Though the motif of "Fifth Business" has not yet been introduced, it is crucial towards understanding the priest's theory. The "Fifth Business" is always the supporting role, the foil. He is never the lead. Dunstan continues to play a supporting role in the world, in the process ignoring his own self-exploration. The implication is that we can find transcendence equally well by exploring our own souls as we can by looking to find the greater workings of fate. The search for meaning is life's greatest pursuit, but can be conducted within one’s mind.
Especially in terms of this theory, Padre Blazon is a definite foil to Boy. While the priest is content with exploring his own soul, Boy (like Dunstan) is obsessed with external validation. He needs to be recognized as an important social figure, and needs his value confirmed through affairs. Whereas Padre Blazon is humble - he admits when he does not have the answer, and despite his wisdom is always in search of a teacher - Boy is an unceasing flurry of ego.
The title of the chapter makes sense in terms of this contrast. Basically, the myth explains how King Candaules destroyed himself through his desire for external validation. He could not simply appreciate his wife's beauty on his own, so forced Gyges to confirm it. As a result, he was destroyed. In this section, ironically, Boy's prideful cruelty is only punished on Leola, who survives her suicide but entirely loses herself. However, Boy will eventually pay the price for his desire to be loved, first losing himself in his second marriage and then losing his life.

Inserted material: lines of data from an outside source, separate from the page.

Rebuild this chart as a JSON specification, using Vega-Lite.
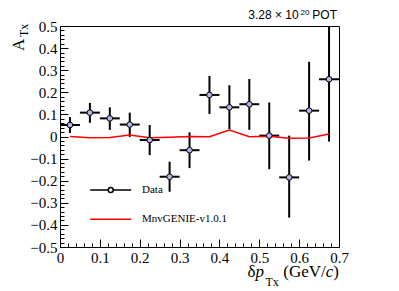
{
  "$schema": "https://vega.github.io/schema/vega-lite/v6.json",
  "width": 279,
  "height": 221,
  "autosize": "none",
  "padding": {"left": 60, "top": 26, "right": 60, "bottom": 44},
  "background": "white",
  "config": {"view": {"stroke": "black", "strokeWidth": 1}, "font": "Liberation Serif", "axis": {"labelFont": "Liberation Serif"}},
  "resolve": {"axis": {"x": "independent", "y": "independent"}},
  "datasets": {
    "data": [
      {"x": 0.025, "xlo": 0.0, "xhi": 0.05, "y": 0.052, "ylo": 0.016, "yhi": 0.088, "series": "Data"},
      {"x": 0.075, "xlo": 0.05, "xhi": 0.1, "y": 0.108, "ylo": 0.062, "yhi": 0.152, "series": "Data"},
      {"x": 0.125, "xlo": 0.1, "xhi": 0.15, "y": 0.082, "ylo": 0.030, "yhi": 0.132, "series": "Data"},
      {"x": 0.175, "xlo": 0.15, "xhi": 0.2, "y": 0.054, "ylo": -0.002, "yhi": 0.108, "series": "Data"},
      {"x": 0.225, "xlo": 0.2, "xhi": 0.25, "y": -0.016, "ylo": -0.084, "yhi": 0.052, "series": "Data"},
      {"x": 0.275, "xlo": 0.25, "xhi": 0.3, "y": -0.182, "ylo": -0.250, "yhi": -0.114, "series": "Data"},
      {"x": 0.325, "xlo": 0.3, "xhi": 0.35, "y": -0.062, "ylo": -0.143, "yhi": 0.019, "series": "Data"},
      {"x": 0.375, "xlo": 0.35, "xhi": 0.4, "y": 0.188, "ylo": 0.102, "yhi": 0.274, "series": "Data"},
      {"x": 0.425, "xlo": 0.4, "xhi": 0.45, "y": 0.132, "ylo": 0.033, "yhi": 0.232, "series": "Data"},
      {"x": 0.475, "xlo": 0.45, "xhi": 0.5, "y": 0.146, "ylo": 0.030, "yhi": 0.260, "series": "Data"},
      {"x": 0.525, "xlo": 0.5, "xhi": 0.55, "y": 0.004, "ylo": -0.148, "yhi": 0.154, "series": "Data"},
      {"x": 0.575, "xlo": 0.55, "xhi": 0.6, "y": -0.185, "ylo": -0.367, "yhi": 0.004, "series": "Data"},
      {"x": 0.625, "xlo": 0.6, "xhi": 0.65, "y": 0.117, "ylo": -0.109, "yhi": 0.338, "series": "Data"},
      {"x": 0.675, "xlo": 0.65, "xhi": 0.7, "y": 0.259, "ylo": -0.023, "yhi": 0.541, "series": "Data"}
    ],
    "model": [
      {"x": 0.025, "y": 0.0, "series": "MnvGENIE-v1.0.1"},
      {"x": 0.075, "y": -0.006, "series": "MnvGENIE-v1.0.1"},
      {"x": 0.125, "y": -0.005, "series": "MnvGENIE-v1.0.1"},
      {"x": 0.175, "y": 0.007, "series": "MnvGENIE-v1.0.1"},
      {"x": 0.225, "y": -0.006, "series": "MnvGENIE-v1.0.1"},
      {"x": 0.275, "y": -0.003, "series": "MnvGENIE-v1.0.1"},
      {"x": 0.325, "y": 0.0, "series": "MnvGENIE-v1.0.1"},
      {"x": 0.375, "y": -0.001, "series": "MnvGENIE-v1.0.1"},
      {"x": 0.425, "y": 0.029, "series": "MnvGENIE-v1.0.1"},
      {"x": 0.475, "y": -0.001, "series": "MnvGENIE-v1.0.1"},
      {"x": 0.525, "y": 0.001, "series": "MnvGENIE-v1.0.1"},
      {"x": 0.575, "y": -0.008, "series": "MnvGENIE-v1.0.1"},
      {"x": 0.625, "y": -0.007, "series": "MnvGENIE-v1.0.1"},
      {"x": 0.675, "y": 0.011, "series": "MnvGENIE-v1.0.1"}
    ]
  },
  "layer": [
    {
      "data": {"name": "data"},
      "mark": {"type": "rule", "clip": true, "strokeWidth": 2},
      "encoding": {
        "x": {
          "field": "x", "type": "quantitative",
          "scale": {"domain": [0, 0.7], "nice": false, "zero": false},
          "axis": {
            "orient": "bottom",
            "values": [0, 0.1, 0.2, 0.3, 0.4, 0.5, 0.6, 0.7],
            "format": "~g",
            "labelFont": "Liberation Serif", "labelFontSize": 15, "labelColor": "black",
            "labelFlush": false, "labelOverlap": false, "labelPadding": 11,
            "tickColor": "black", "tickWidth": 1, "tickSize": -8,
            "domainColor": "black", "domainWidth": 1,
            "grid": false, "title": null
          }
        },
        "y": {
          "field": "ylo", "type": "quantitative",
          "scale": {"domain": [-0.5, 0.5], "nice": false, "zero": false},
          "axis": {
            "orient": "left",
            "values": [-0.5, -0.4, -0.3, -0.2, -0.1, 0, 0.1, 0.2, 0.3, 0.4, 0.5],
            "format": "~g",
            "labelFont": "Liberation Serif", "labelFontSize": 15, "labelColor": "black",
            "labelFlush": false, "labelOverlap": false, "labelPadding": 11,
            "tickColor": "black", "tickWidth": 1, "tickSize": -8,
            "domainColor": "black", "domainWidth": 1,
            "grid": false, "title": null
          }
        },
        "y2": {"field": "yhi"},
        "color": {
          "field": "series", "type": "nominal",
          "scale": {"domain": ["Data", "MnvGENIE-v1.0.1"], "range": ["black", "#ff0000"]},
          "legend": {
            "orient": "none", "legendX": 39.7, "legendY": 153, "title": null, "padding": 0,
            "labelFont": "Liberation Serif", "labelFontSize": 11, "labelColor": "black",
            "labelOffset": 20.3, "rowPadding": 12.2, "symbolSize": 400, "symbolStrokeWidth": 1.5,
            "symbolFillColor": "transparent",
            "encode": {
              "symbols": {
                "update": {
                  "shape": {"signal": "datum.value === 'Data' ? 'M-2.05,0H-0.25M0.25,0H2.05M-0.25,0A0.25,0.25,0,1,1,0.25,0A0.25,0.25,0,1,1,-0.25,0Z' : 'M-2.05,0H2.05'"}
                }
              }
            }
          }
        }
      }
    },
    {
      "data": {"name": "data"},
      "mark": {"type": "rule", "clip": true, "strokeWidth": 2},
      "encoding": {
        "x": {
          "field": "xlo", "type": "quantitative",
          "axis": {
            "orient": "bottom",
            "values": [0,0.02,0.04,0.06,0.08,0.1,0.12,0.14,0.16,0.18,0.2,0.22,0.24,0.26,0.28,0.3,0.32,0.34,0.36,0.38,0.4,0.42,0.44,0.46,0.48,0.5,0.52,0.54,0.56,0.58,0.6,0.62,0.64,0.66,0.68,0.7],
            "labels": false, "domain": false, "grid": false, "title": null,
            "tickColor": "black", "tickWidth": 1, "tickSize": -4
          }
        },
        "x2": {"field": "xhi"},
        "y": {
          "field": "y", "type": "quantitative",
          "axis": {
            "orient": "left",
            "values": [-0.5,-0.48,-0.46,-0.44,-0.42,-0.4,-0.38,-0.36,-0.34,-0.32,-0.3,-0.28,-0.26,-0.24,-0.22,-0.2,-0.18,-0.16,-0.14,-0.12,-0.1,-0.08,-0.06,-0.04,-0.02,0,0.02,0.04,0.06,0.08,0.1,0.12,0.14,0.16,0.18,0.2,0.22,0.24,0.26,0.28,0.3,0.32,0.34,0.36,0.38,0.4,0.42,0.44,0.46,0.48,0.5],
            "labels": false, "domain": false, "grid": false, "title": null,
            "tickColor": "black", "tickWidth": 1, "tickSize": -4
          }
        },
        "color": {"field": "series", "type": "nominal"}
      }
    },
    {
      "data": {"name": "model"},
      "mark": {"type": "line", "strokeWidth": 1.5, "clip": true},
      "encoding": {
        "x": {"field": "x", "type": "quantitative", "axis": null},
        "y": {"field": "y", "type": "quantitative", "axis": null},
        "color": {"field": "series", "type": "nominal"}
      }
    },
    {
      "data": {"name": "data"},
      "mark": {"type": "circle", "fill": "#b3b8ec", "stroke": "black", "strokeWidth": 1, "size": 32, "opacity": 1},
      "encoding": {
        "x": {"field": "x", "type": "quantitative", "axis": null},
        "y": {"field": "y", "type": "quantitative", "axis": null}
      }
    },
    {
      "data": {"values": [{}]},
      "mark": {"type": "text", "text": "δ", "font": "Liberation Serif", "fontSize": 17, "align": "left", "baseline": "alphabetic", "color": "black"},
      "encoding": {"x": {"datum": 0.4704, "axis": null}, "y": {"datum": -0.6335, "axis": null}}
    },
    {
      "data": {"values": [{}]},
      "mark": {"type": "text", "text": "p", "font": "Liberation Serif", "fontStyle": "italic", "fontSize": 17, "align": "left", "baseline": "alphabetic", "color": "black"},
      "encoding": {"x": {"datum": 0.4905, "axis": null}, "y": {"datum": -0.6335, "axis": null}}
    },
    {
      "data": {"values": [{}]},
      "mark": {"type": "text", "text": "Tx", "font": "Liberation Serif", "fontSize": 12, "align": "left", "baseline": "alphabetic", "color": "black"},
      "encoding": {"x": {"datum": 0.5156, "axis": null}, "y": {"datum": -0.6787, "axis": null}}
    },
    {
      "data": {"values": [{}]},
      "mark": {"type": "text", "text": "(GeV/", "font": "Liberation Serif", "fontSize": 17, "align": "left", "baseline": "alphabetic", "color": "black"},
      "encoding": {"x": {"datum": 0.5603, "axis": null}, "y": {"datum": -0.6335, "axis": null}}
    },
    {
      "data": {"values": [{}]},
      "mark": {"type": "text", "text": "c", "font": "Liberation Serif", "fontStyle": "italic", "fontSize": 17, "align": "left", "baseline": "alphabetic", "color": "black"},
      "encoding": {"x": {"datum": 0.6669, "axis": null}, "y": {"datum": -0.6335, "axis": null}}
    },
    {
      "data": {"values": [{}]},
      "mark": {"type": "text", "text": ")", "font": "Liberation Serif", "fontSize": 17, "align": "left", "baseline": "alphabetic", "color": "black"},
      "encoding": {"x": {"datum": 0.6857, "axis": null}, "y": {"datum": -0.6335, "axis": null}}
    },
    {
      "data": {"values": [{}]},
      "mark": {"type": "text", "text": "A", "font": "Liberation Serif", "fontSize": 17, "angle": 270, "align": "left", "baseline": "alphabetic", "color": "black"},
      "encoding": {"x": {"datum": -0.0903, "axis": null}, "y": {"datum": 0.3869, "axis": null}}
    },
    {
      "data": {"values": [{}]},
      "mark": {"type": "text", "text": "Tx", "font": "Liberation Serif", "fontSize": 12, "angle": 270, "align": "left", "baseline": "alphabetic", "color": "black"},
      "encoding": {"x": {"datum": -0.0803, "axis": null}, "y": {"datum": 0.4502, "axis": null}}
    },
    {
      "data": {"values": [{}]},
      "mark": {"type": "text", "text": "3.28 × 10", "font": "Liberation Sans", "fontSize": 12, "align": "left", "baseline": "alphabetic", "color": "black"},
      "encoding": {"x": {"datum": 0.4724, "axis": null}, "y": {"datum": 0.530, "axis": null}}
    },
    {
      "data": {"values": [{}]},
      "mark": {"type": "text", "text": "20", "font": "Liberation Sans", "fontSize": 8, "align": "left", "baseline": "alphabetic", "color": "black"},
      "encoding": {"x": {"datum": 0.6034, "axis": null}, "y": {"datum": 0.5498, "axis": null}}
    },
    {
      "data": {"values": [{}]},
      "mark": {"type": "text", "text": "POT", "font": "Liberation Sans", "fontSize": 12, "align": "left", "baseline": "alphabetic", "color": "black"},
      "encoding": {"x": {"datum": 0.633, "axis": null}, "y": {"datum": 0.530, "axis": null}}
    }
  ]
}
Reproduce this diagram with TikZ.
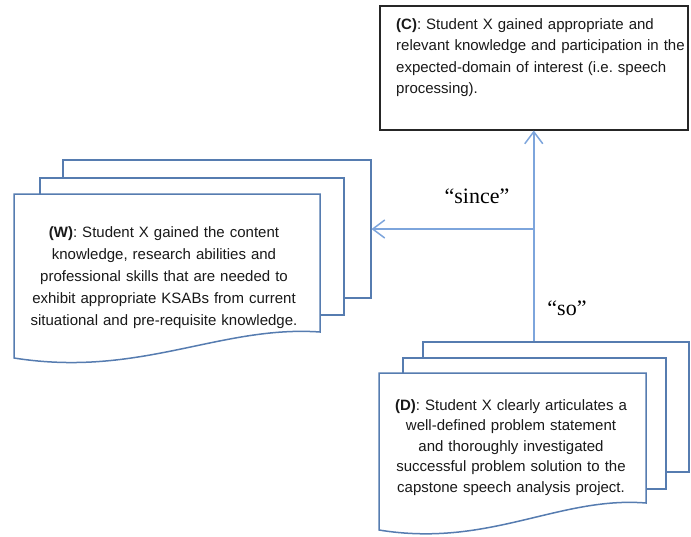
\documentclass[tikz,border=0pt]{standalone}
\usepackage{fontspec}
\setmainfont{Liberation Sans}
\newfontfamily\quotefont{Liberation Serif}
\usetikzlibrary{arrows.meta}
\definecolor{sheetblue}{RGB}{86,124,176}
\definecolor{linkblue}{RGB}{125,165,220}
\tikzset{
  sheet/.style={draw=sheetblue, line width=1.5pt, fill=white, anchor=north west, inner sep=0pt},
  link/.style={draw=linkblue, line width=1.5pt, -{Straight Barb[length=12pt,width=18pt]}},
  txt/.style={inner sep=0pt, text=black!90},
  quote/.style={inner sep=0pt, anchor=base, font=\quotefont\fontsize{22}{24}\selectfont}
}
\begin{document}
\begin{tikzpicture}[x=1pt,y=-1pt]
    \useasboundingbox (0,0) rectangle (691,536);
    % sheets behind the front page of each stack
    \foreach \nm/\px/\py/\w/\h in {Wback/62/159/308/138, Wmid/39/177/304/137, Dback/422/341/266/130, Dmid/402/357/263/131}
        \node[sheet, minimum width=\w pt, minimum height=\h pt] (\nm) at (\px,\py) {};
    % front pages with the wavy bottom
    \draw[sheet] (14,358) -- (14,194) -- (320,194) -- (320,332) .. controls (220,325) and (140,378) .. (14,358) -- cycle;
    \draw[sheet] (379,530) -- (379,373) -- (646,373) -- (646,503) .. controls (559,496) and (489,548) .. (379,530) -- cycle;
    % claim box
    \node[draw=black!85, line width=1.5pt, minimum width=308pt, minimum height=124pt, anchor=north west, inner sep=0pt] (C) at (379,5) {};

    \node[txt, text width=300pt, align=left, anchor=base west, font=\fontsize{15}{21.5}\selectfont] (Ctxt) at (396,29)
        {\textbf{(C)}: Student X gained appropriate and\\relevant knowledge and participation in the\\expected-domain of interest (i.e.\ speech\\processing).};
    \node[txt, text width=300pt, align=center, anchor=base, font=\fontsize{15}{22}\selectfont] (Wtxt) at (164,237)
        {\textbf{(W)}: Student X gained the content\\knowledge, research abilities and\\professional skills that are needed to\\exhibit appropriate KSABs from current\\situational and pre-requisite knowledge.};
    \node[txt, text width=300pt, align=center, anchor=base, font=\fontsize{15}{20.5}\selectfont] (Dtxt) at (511,410)
        {\textbf{(D)}: Student X clearly articulates a\\well-defined problem statement\\and thoroughly investigated\\successful problem solution to the\\capstone speech analysis project.};

    \coordinate (J) at (C.south |- 0,229);
    \draw[link] (C.south |- Dback.north) -- (C.south);
    \draw[link] (J) -- (J -| Wback.east);

    \node[quote] (since) at (477,203) {“since”};
    \node[quote] (so) at (567,315) {“so”};
\end{tikzpicture}
\end{document}
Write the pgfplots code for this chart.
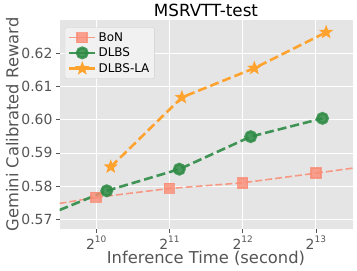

Of course, the novel does not simply make Boy into a villain. Instead, he reflects another aspect of Dunstan's personality. Dunstan might yearn for Padre Blazon's insight and self-assurance, but continues to struggle with the same guilt and desires that he learned in Deptford. In this way, he is much more like Boy and Paul than like he is like either the blessed priest or his glorious fool-saint.